━━ Data lines ━━
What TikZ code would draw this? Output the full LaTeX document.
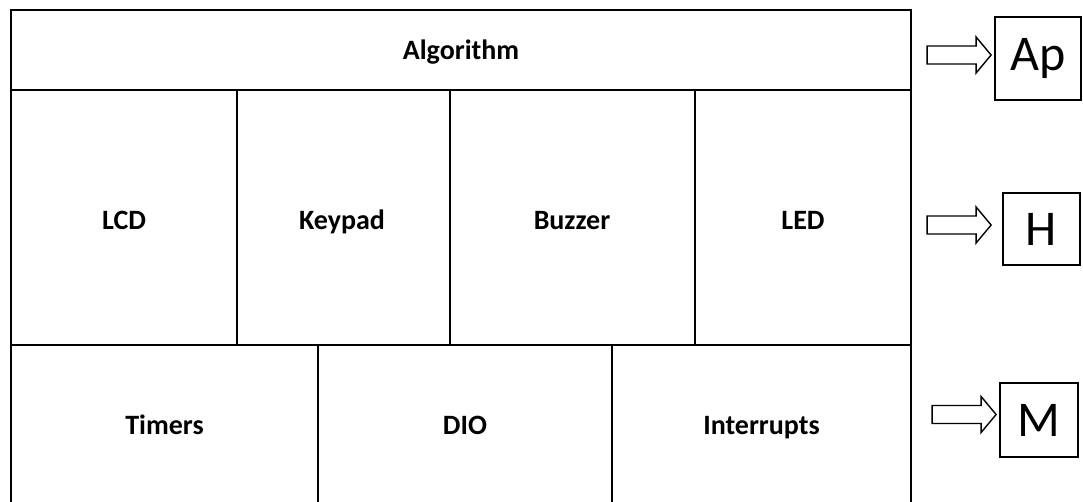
\documentclass[tikz,border=0pt]{standalone}
\usepackage{fontspec}
\setmainfont{Carlito}

\newcommand{\blockarrow}[1]{%
  \draw[hollow] (#1) ++(-64,-9) -- ++(49,0) -- ++(0,-9) -- ++(15,18)
    -- ++(-15,18) -- ++(0,-9) -- ++(-49,0) -- cycle;}

\begin{document}
\begin{tikzpicture}[x=1pt, y=-1pt,
    grid/.style={line width=2.8pt, line cap=rect},
    cell/.style={anchor=base, font=\fontsize{28}{32}\selectfont\bfseries},
    layer/.style={draw, line width=1.8pt, inner sep=0pt,
      font=\fontsize{50}{60}\selectfont},
    hollow/.style={draw, line width=1.4pt, line join=miter}]
  \useasboundingbox (0,0) rectangle (1083,501);
  % main stack, open at the bottom
  \draw[grid] (11,501) -- (11,10) -- (911,10) -- (911,501);
  \draw[grid] (11,90) -- (911,90);
  \draw[grid] (11,345) -- (911,345);
  \foreach \x in {237,450,695} \draw[grid] (\x,90) -- (\x,345);
  \foreach \x in {318,612} \draw[grid] (\x,345) -- (\x,501);
  \node[cell] (alg) at (461,59) {Algorithm};
  \node[cell] (lcd) at (124,229) {LCD};
  \node[cell] (keypad) at (342,229) {Keypad};
  \node[cell] (buzzer) at (572,229) {Buzzer};
  \node[cell] (led) at (803,229) {LED};
  \node[cell] (timers) at (164.5,434) {Timers};
  \node[cell] (dio) at (465,434) {DIO};
  \node[cell] (irq) at (761.5,434) {Interrupts};
  % layer tags on the right
  \node[layer, minimum width=86pt, minimum height=83pt] (ap) at (1038,58.5) {Ap};
  \node[layer, minimum width=77pt, minimum height=72pt] (hal) at (1041.5,229) {H};
  \node[layer, minimum width=78pt, minimum height=74pt] (mcal) at (1039,420) {M};
  \coordinate (toap) at ([xshift=-3pt, yshift=3.5pt]ap.west);
  \coordinate (tohal) at ([xshift=-11pt, yshift=4pt]hal.west);
  \coordinate (tomcal) at ([xshift=-3pt, yshift=5.5pt]mcal.west);
  \blockarrow{toap}
  \blockarrow{tohal}
  \blockarrow{tomcal}
\end{tikzpicture}
\end{document}
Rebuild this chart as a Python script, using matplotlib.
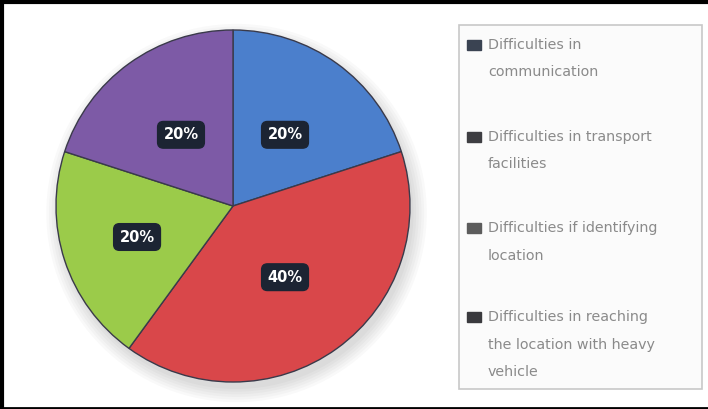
import matplotlib
matplotlib.use("Agg")
import matplotlib.pyplot as plt
from matplotlib.patches import Rectangle, Ellipse
from matplotlib.lines import Line2D
import numpy as np

categories = [
    "Difficulties in\ncommunication",
    "Difficulties in transport\nfacilities",
    "Difficulties if identifying\nlocation",
    "Difficulties in reaching\nthe location with heavy\nvehicle",
]
values = [20, 40, 20, 20]
pct_labels = ["20%", "40%", "20%", "20%"]
slice_colors = ["#4b7fcc", "#d9474a", "#9bcb4a", "#7d5aa6"]
legend_colors = ["#3a4352", "#3e3e42", "#5c5c5c", "#3a3a3e"]

W, H = 708, 409
fig = plt.figure(figsize=(W / 100, H / 100), dpi=100)
fig.patch.set_facecolor("white")

# pie axes
ax = fig.add_axes([56 / W, 27 / H, 354 / W, 352 / H])
ax.set_xlim(-1.0, 1.0)
ax.set_ylim(-1.0, 1.0)
# soft shadow
for k in range(6):
    ax.add_patch(Ellipse((0.02, -0.04), 2.0 + 0.03 * k, 2.0 + 0.03 * k,
                         facecolor="#000000", alpha=0.022, edgecolor="none",
                         zorder=0, clip_on=False))
wedges, _ = ax.pie(values, colors=slice_colors, startangle=90, counterclock=False,
                   wedgeprops=dict(edgecolor="#3a3a4a", linewidth=1.0))
ax.set_xlim(-1.0, 1.0)
ax.set_ylim(-1.0, 1.0)
ax.set_aspect("auto")
ax.axis("off")

label_r = [0.5, 0.5, 0.57, 0.5]
for w, lab, r in zip(wedges, pct_labels, label_r):
    ang = np.deg2rad((w.theta1 + w.theta2) / 2)
    ax.text(r * np.cos(ang), r * np.sin(ang), lab, ha="center", va="center",
            color="white", fontsize=10.5, fontweight="bold",
            bbox=dict(boxstyle="round,pad=0.4", facecolor="#1c2433",
                      edgecolor="#1c2433"))

# legend box (pixel coords)
lax = fig.add_axes([0, 0, 1, 1], facecolor="none")
lax.set_xlim(0, W)
lax.set_ylim(H, 0)
lax.axis("off")
lax.add_patch(Rectangle((459, 25), 243, 364, facecolor="#fbfbfb",
                        edgecolor="#c8c8c8", linewidth=1.2))
entry_y = [45, 137, 228, 317]
line_gap = 27.5
for i, (lab, col) in enumerate(zip(categories, legend_colors)):
    y0 = entry_y[i]
    lax.add_patch(Rectangle((467, y0 - 5), 14, 10, facecolor=col, edgecolor=col))
    for j, line in enumerate(lab.split("\n")):
        lax.text(488, y0 + j * line_gap, line, ha="left", va="center",
                 fontsize=10.3, color="#8a8a8a")

# figure frame
lax.add_line(Line2D([0, W], [1.5, 1.5], color="black", linewidth=3))
lax.add_line(Line2D([1.5, 1.5], [0, H], color="black", linewidth=3))
lax.add_line(Line2D([0, W], [H - 1, H - 1], color="black", linewidth=2))

fig.savefig("out.png", dpi=100)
━━━
> [Task prompt]: Give the count of lines in the listing that hold the word "matplotlib", with no other text.

> [Written answer]: 6